Bosniak leaders: Dutch soldiers' responsibility for genocide cannot be partial

Bosniak leaders: Dutch soldiers' responsibility for genocide cannot be partial

Bosniak leaders: Dutch soldiers' responsibility for genocide cannot be partial Izvor: Fena

The Dutch soldiers were responsible and obliged to protect all the residents of the UN safe zone Srebrenica and that was their mandate from the UN, Bosnia's Bosniak Presidency member Sefik Dzaferovic said after the Dutch Supreme Court confirmed on Friday a 2017 ruling which said that the Netherlands is partly responsible for the deaths of 300 victims of the 1995 Srebrenica genocide.

“They are also responsible for all other victims, not just the 350 of them whom they forced out of their camp and handed over to (former Serb army general Ratko) Mladic and (former Republika Srpska entity president Radovan) Karadzic and their butchers.

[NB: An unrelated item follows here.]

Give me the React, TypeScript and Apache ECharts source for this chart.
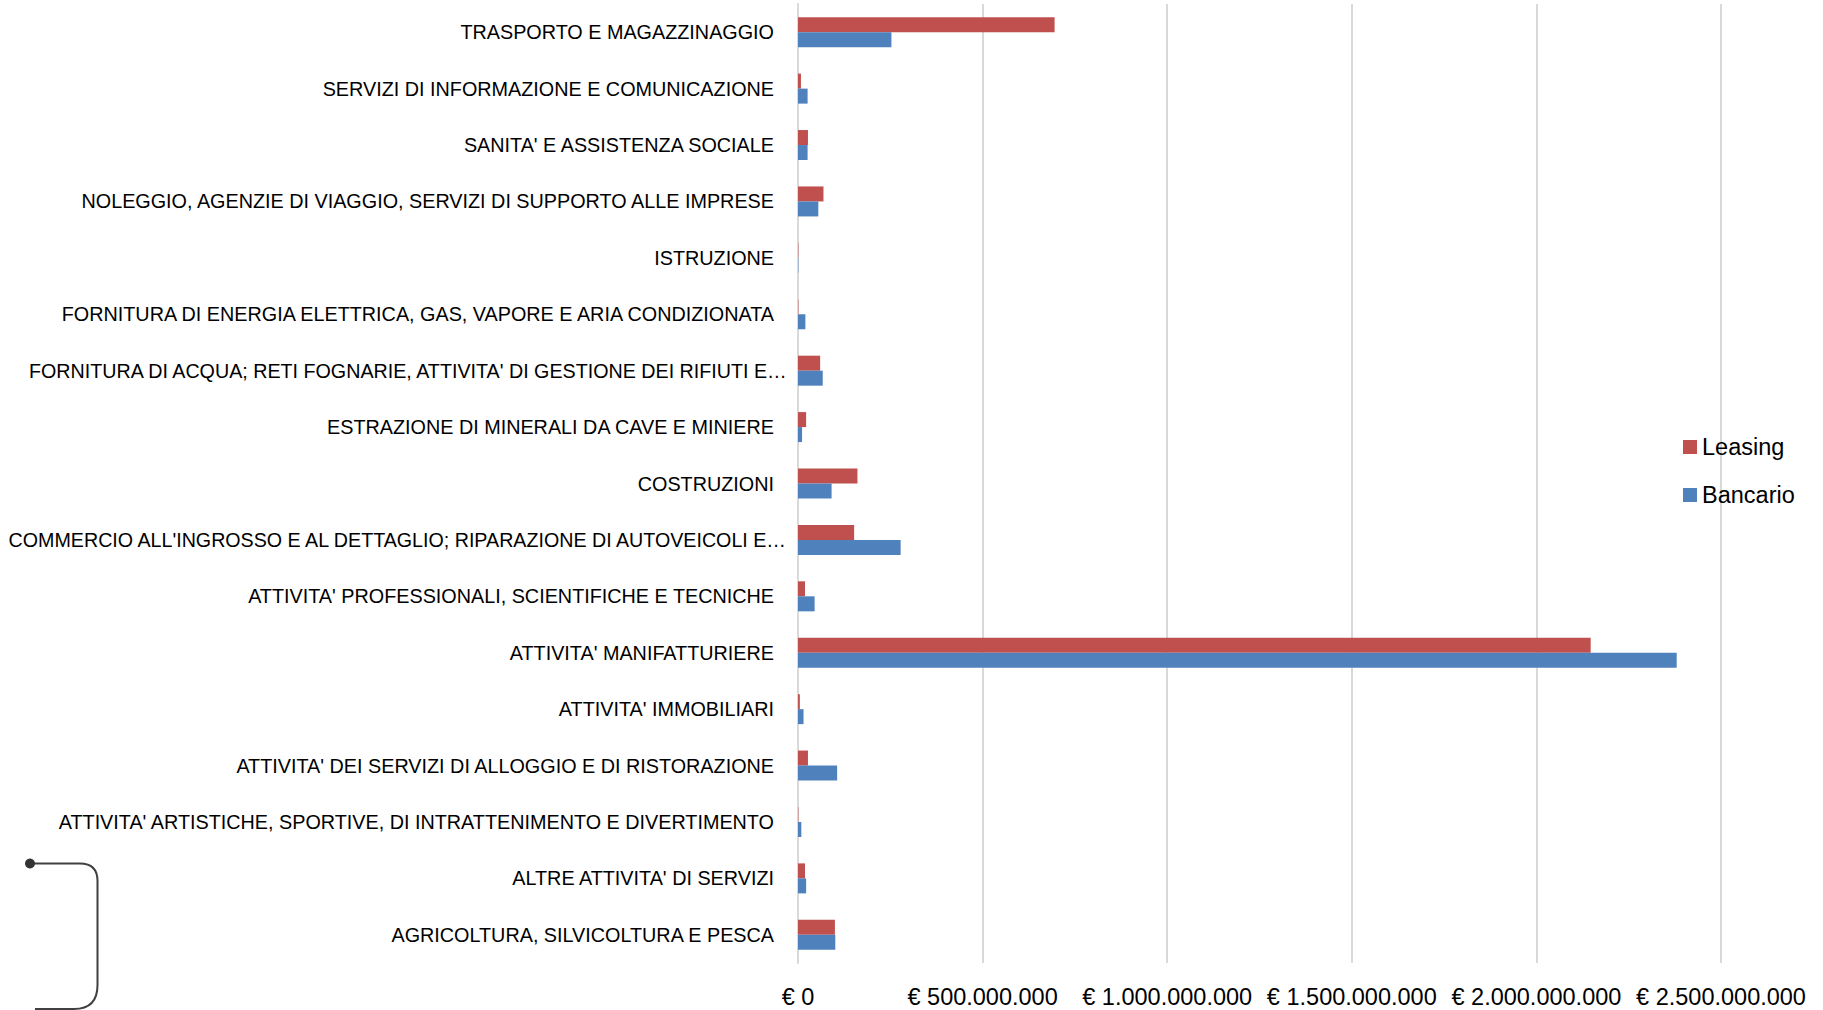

Their responsibility is absolute and cannot be expressed in percentages,” Dzaferovic, who is also a high-ranking official of the strongest Bosniak party, the Democratic Action Party (SDA), said in a written statement.

He added he would continue providing all the support he can to the families of genocide victims and their associations.

The Bosniak leader and the leader of the SDA Bakir Izetbegovic also commented on the verdict saying that it is shameful and distasteful to express responsibility for such an act in any percentage.

The Supreme Court of the Kingdom of the Netherlands confirmed on Friday a 2017 ruling which said that the Netherlands is partly responsible for the deaths of 300 victims of the 1995 Srebrenica genocide.

The court determined that the Dutch battalion could probably not have prevented the Bosnian Serb soldiers from arresting the Bosniak men.

In April 1993 the UN had declared the besieged enclave of the eastern Bosnian town of Srebrenica a safe zone under the UN protection. However, in July 1995 the Dutch battalion failed to prevent the town's capture by the Bosnian Serb forces and the massacre that followed.

More than 8,000 Bosniak men and boys were killed in the genocide committed in the days after 11 July 1995, and so far the remains of more than 6,600 have been found and buried.